Problem details – In the listing below, pick out lines with "code".

:: Listing

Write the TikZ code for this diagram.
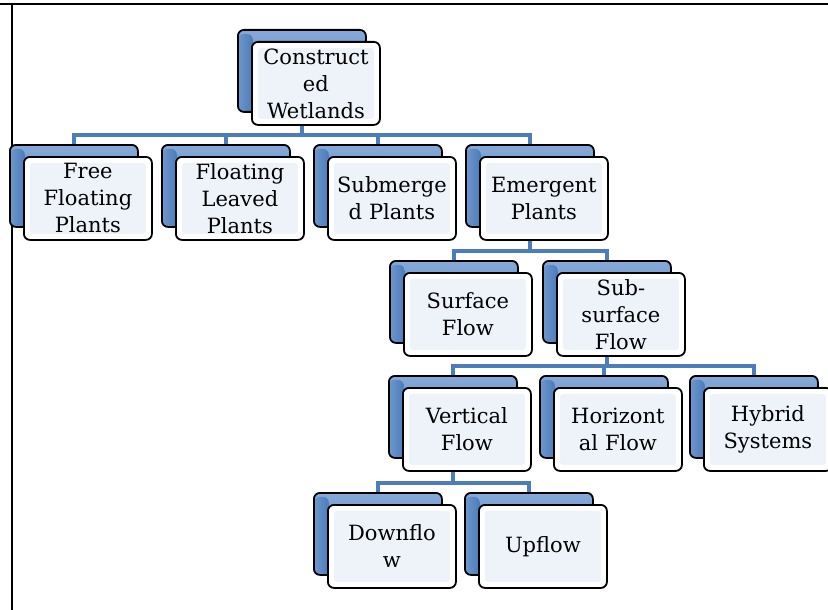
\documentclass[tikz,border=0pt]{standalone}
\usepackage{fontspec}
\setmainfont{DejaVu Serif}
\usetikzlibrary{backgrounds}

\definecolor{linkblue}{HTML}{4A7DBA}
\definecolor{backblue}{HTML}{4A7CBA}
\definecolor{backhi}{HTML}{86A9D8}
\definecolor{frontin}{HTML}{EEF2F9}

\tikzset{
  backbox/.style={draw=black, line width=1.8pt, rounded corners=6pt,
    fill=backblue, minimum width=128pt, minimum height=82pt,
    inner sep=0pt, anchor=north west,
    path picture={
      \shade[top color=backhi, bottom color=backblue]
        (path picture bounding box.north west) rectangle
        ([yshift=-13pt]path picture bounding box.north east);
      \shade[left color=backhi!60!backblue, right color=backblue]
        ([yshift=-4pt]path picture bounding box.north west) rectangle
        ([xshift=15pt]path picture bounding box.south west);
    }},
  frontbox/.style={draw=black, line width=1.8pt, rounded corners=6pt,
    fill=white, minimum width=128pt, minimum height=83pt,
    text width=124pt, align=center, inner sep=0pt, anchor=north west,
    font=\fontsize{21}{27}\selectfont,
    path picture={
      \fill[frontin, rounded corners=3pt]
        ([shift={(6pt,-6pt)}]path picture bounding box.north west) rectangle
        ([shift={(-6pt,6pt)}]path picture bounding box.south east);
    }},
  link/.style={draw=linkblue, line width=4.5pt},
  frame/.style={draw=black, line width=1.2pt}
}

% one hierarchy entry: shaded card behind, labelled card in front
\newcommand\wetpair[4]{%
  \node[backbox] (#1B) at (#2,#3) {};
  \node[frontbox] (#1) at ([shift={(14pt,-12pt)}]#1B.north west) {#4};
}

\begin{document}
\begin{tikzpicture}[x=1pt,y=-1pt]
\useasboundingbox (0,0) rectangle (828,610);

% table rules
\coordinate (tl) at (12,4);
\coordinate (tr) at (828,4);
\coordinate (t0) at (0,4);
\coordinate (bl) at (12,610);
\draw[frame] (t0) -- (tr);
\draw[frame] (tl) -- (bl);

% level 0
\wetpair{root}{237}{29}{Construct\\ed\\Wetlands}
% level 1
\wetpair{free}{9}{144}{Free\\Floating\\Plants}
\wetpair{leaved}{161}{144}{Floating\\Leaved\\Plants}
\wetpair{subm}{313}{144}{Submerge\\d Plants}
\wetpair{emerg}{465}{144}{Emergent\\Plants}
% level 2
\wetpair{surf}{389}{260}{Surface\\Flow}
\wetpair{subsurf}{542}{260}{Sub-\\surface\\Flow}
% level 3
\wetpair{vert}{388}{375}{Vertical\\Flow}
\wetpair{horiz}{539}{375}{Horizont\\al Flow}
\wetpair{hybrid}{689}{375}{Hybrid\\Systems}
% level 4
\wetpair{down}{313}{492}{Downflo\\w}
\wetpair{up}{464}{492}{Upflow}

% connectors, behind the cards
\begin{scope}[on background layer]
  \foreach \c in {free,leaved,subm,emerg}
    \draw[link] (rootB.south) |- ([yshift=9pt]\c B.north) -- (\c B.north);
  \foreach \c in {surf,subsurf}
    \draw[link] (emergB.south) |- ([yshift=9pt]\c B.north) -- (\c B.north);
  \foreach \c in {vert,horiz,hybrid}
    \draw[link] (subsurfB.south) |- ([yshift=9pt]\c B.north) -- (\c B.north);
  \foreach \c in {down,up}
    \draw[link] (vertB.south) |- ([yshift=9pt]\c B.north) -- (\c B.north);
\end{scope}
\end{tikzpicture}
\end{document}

::::
:: Listing

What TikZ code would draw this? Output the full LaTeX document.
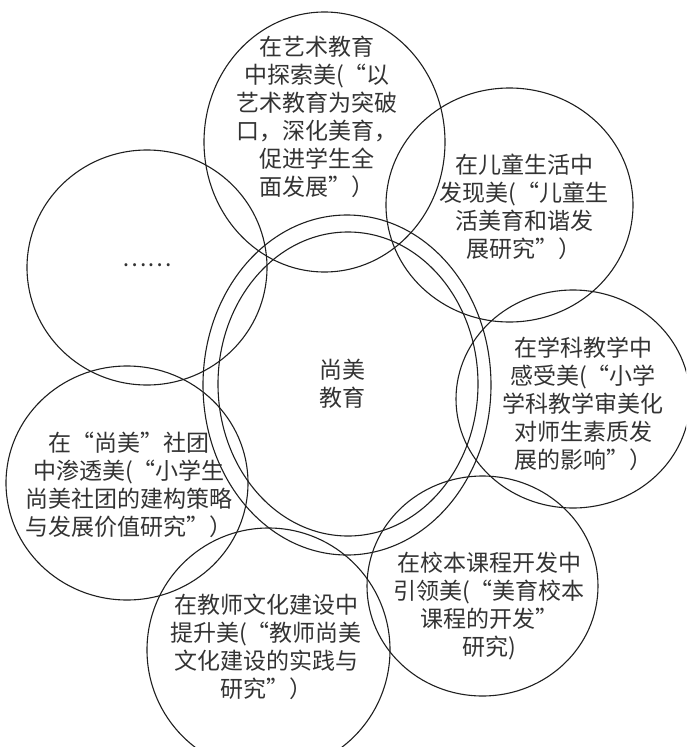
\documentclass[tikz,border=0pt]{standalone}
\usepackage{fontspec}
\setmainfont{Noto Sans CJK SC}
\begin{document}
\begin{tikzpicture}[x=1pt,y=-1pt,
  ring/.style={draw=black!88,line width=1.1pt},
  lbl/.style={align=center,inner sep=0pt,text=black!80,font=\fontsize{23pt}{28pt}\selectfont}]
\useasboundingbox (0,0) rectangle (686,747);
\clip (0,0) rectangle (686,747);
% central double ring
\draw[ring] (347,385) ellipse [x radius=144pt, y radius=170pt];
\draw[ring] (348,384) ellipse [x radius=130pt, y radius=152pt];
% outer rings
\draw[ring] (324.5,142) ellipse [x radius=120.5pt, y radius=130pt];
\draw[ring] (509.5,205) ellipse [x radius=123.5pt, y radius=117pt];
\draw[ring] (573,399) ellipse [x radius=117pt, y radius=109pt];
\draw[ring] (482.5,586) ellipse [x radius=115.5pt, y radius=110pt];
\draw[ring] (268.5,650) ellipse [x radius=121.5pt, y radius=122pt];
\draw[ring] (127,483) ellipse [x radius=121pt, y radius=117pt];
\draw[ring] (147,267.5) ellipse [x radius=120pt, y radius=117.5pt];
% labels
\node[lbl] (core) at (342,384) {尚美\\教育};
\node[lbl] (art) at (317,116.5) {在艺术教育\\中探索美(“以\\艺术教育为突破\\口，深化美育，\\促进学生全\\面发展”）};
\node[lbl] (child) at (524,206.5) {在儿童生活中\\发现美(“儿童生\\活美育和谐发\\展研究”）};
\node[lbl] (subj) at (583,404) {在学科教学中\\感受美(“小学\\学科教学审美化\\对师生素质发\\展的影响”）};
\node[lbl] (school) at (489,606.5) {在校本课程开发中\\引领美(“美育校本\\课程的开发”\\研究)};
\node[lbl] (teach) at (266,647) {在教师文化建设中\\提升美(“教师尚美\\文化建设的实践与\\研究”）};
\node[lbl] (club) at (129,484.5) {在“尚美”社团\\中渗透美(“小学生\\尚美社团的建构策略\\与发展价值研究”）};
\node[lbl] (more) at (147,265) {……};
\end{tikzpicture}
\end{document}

::::
:: Listing

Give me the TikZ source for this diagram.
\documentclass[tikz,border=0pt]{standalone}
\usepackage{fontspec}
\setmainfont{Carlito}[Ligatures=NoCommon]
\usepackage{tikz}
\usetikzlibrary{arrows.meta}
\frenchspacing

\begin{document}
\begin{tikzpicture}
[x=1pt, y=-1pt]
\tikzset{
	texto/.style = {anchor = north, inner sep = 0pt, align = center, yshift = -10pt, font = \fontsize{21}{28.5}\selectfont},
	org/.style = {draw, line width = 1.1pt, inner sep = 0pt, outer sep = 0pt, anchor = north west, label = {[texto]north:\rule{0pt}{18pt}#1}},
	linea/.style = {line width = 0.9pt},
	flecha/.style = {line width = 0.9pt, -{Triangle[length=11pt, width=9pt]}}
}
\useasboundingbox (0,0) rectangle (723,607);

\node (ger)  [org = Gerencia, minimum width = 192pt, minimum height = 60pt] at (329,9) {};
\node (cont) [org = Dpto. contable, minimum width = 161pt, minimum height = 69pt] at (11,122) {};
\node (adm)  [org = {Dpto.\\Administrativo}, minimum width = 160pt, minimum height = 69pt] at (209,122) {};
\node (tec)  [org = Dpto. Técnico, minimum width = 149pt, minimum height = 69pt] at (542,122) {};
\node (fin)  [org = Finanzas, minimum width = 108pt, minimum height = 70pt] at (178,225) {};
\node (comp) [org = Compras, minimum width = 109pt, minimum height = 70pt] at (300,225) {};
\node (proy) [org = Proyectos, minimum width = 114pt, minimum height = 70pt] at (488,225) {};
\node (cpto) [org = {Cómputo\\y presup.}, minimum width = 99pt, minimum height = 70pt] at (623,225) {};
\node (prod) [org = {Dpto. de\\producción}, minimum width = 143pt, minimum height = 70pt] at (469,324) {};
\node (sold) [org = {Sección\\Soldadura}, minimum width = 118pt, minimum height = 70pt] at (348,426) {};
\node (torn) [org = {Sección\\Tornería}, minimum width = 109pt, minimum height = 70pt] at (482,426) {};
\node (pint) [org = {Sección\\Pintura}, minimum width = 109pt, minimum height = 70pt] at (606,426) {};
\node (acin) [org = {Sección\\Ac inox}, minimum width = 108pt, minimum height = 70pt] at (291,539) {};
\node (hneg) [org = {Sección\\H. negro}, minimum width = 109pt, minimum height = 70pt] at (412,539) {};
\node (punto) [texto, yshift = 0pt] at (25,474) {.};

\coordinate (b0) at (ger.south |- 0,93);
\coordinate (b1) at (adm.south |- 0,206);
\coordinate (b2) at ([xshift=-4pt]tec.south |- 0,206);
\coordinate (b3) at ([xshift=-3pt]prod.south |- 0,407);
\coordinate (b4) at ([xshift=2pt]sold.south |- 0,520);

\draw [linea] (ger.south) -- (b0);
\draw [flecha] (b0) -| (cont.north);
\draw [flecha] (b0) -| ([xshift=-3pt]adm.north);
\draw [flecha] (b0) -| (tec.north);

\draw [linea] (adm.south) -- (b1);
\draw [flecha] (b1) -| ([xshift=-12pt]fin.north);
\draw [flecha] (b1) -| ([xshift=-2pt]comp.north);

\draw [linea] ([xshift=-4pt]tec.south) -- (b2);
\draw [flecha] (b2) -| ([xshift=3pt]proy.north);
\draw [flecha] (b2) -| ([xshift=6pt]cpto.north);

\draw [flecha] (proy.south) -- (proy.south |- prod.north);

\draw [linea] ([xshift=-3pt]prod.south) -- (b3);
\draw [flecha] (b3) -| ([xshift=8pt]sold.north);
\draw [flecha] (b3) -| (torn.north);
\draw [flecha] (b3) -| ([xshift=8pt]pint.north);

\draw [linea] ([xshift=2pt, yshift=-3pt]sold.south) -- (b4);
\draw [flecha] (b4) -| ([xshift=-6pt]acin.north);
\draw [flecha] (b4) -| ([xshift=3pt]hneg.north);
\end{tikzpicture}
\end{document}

::::

Written reply –
Write the TikZ code for this diagram.
What TikZ code would draw this? Output the full LaTeX document.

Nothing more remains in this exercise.